Bad parking clean-up operation
The vast number of drivers who violate the no-parking zones in Prague's city centre is a problem that has plagued council officials for a very long time. Last week they launched a counter-attack, in co-operation with the city police, giving many drivers a most unpleasant surprise. Daniela Lazarova has the story:
Finding that your car is not where you left it is a shock that a great many Prague drivers experienced last week. Tow-away services were kept very busy as - under police surveillance - they towed away 40 to 50 badly parked cars each day. And the shock of finding their car gone was not the only one experienced by drivers - on retrieving their car they were handed a 1,500 crown bill for the service - that's on top of a hefty parking fine.
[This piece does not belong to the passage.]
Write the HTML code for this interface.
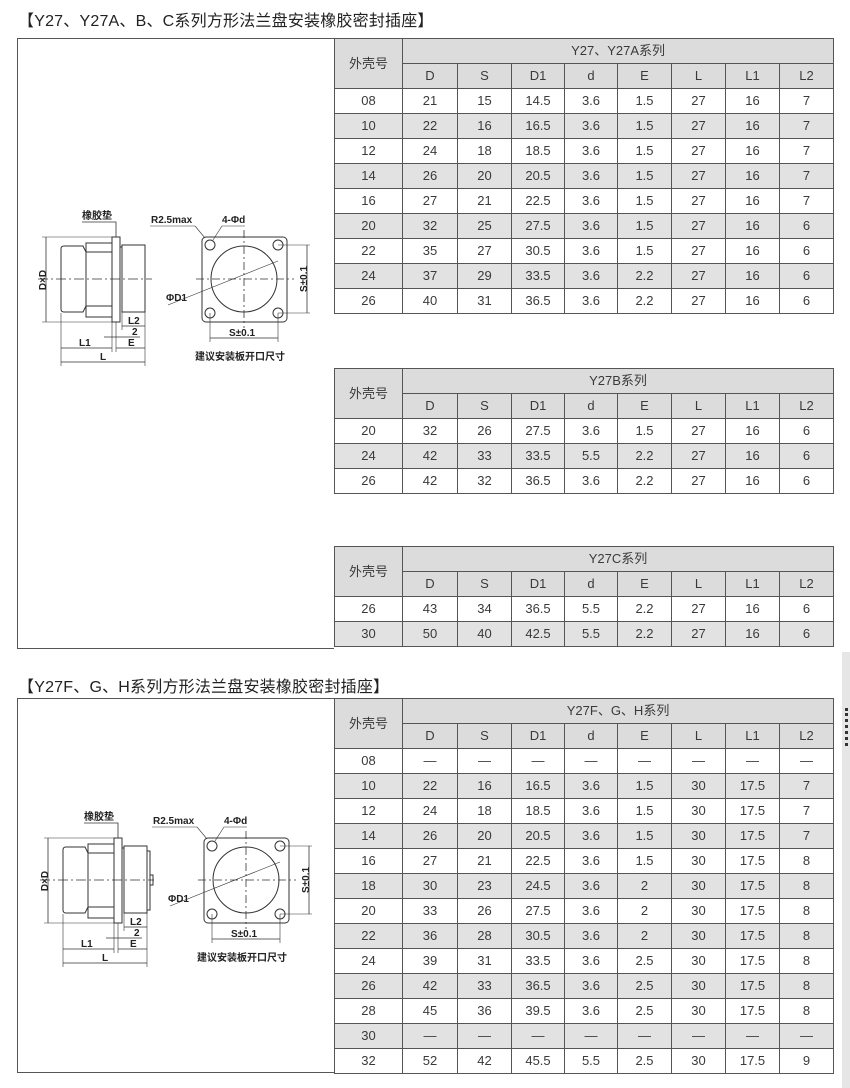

Others got to their cars in time and got off more cheaply - the price of having the wheel-clamp removed is somewhat lower.
Karel Zrout from the Prague Town Hall is one of the organisers of this campaign:
"There's been a steady stream of complaints from Prague residents who live in the city centre. Those of them with cars pay quite high parking fees and are naturally not very happy to find their parking space blocked by vehicles which have no right to be there. This happens on a daily basis. Pedestrians also complain that undisciplined drivers think nothing of parking on the pavement if they can't find anywhere else...so basically this campaign was launched in response to public demand."
It's not the first crack-down on undisciplined drivers, but this time town hall officials are determined to keep up the pressure until they see lasting results.
Karel Zrout again:
"We have a six-month action plan during which time we will repeat these tow-away operations as often as necessary. In certain streets the problem's worse than in others, and the situation in those problem streets will be monitored closely. Leaving a parking ticket behind the wipers and asking drivers to pay a fine is no longer effective. For many the fines are relatively small and they don't think twice about repeating the offence the next day. But finding their car gone is something else - something they are not going to want to risk again anytime soon."
The offending drivers themselves argue that there are simply not enough parking spaces in the city centre - especially in the busiest areas. That argument is true enough, but it is not one that local residents are willing to accept. Many are putting pressure on the city council to close off whole parts of the city centre, and make more of Prague's streets car-free.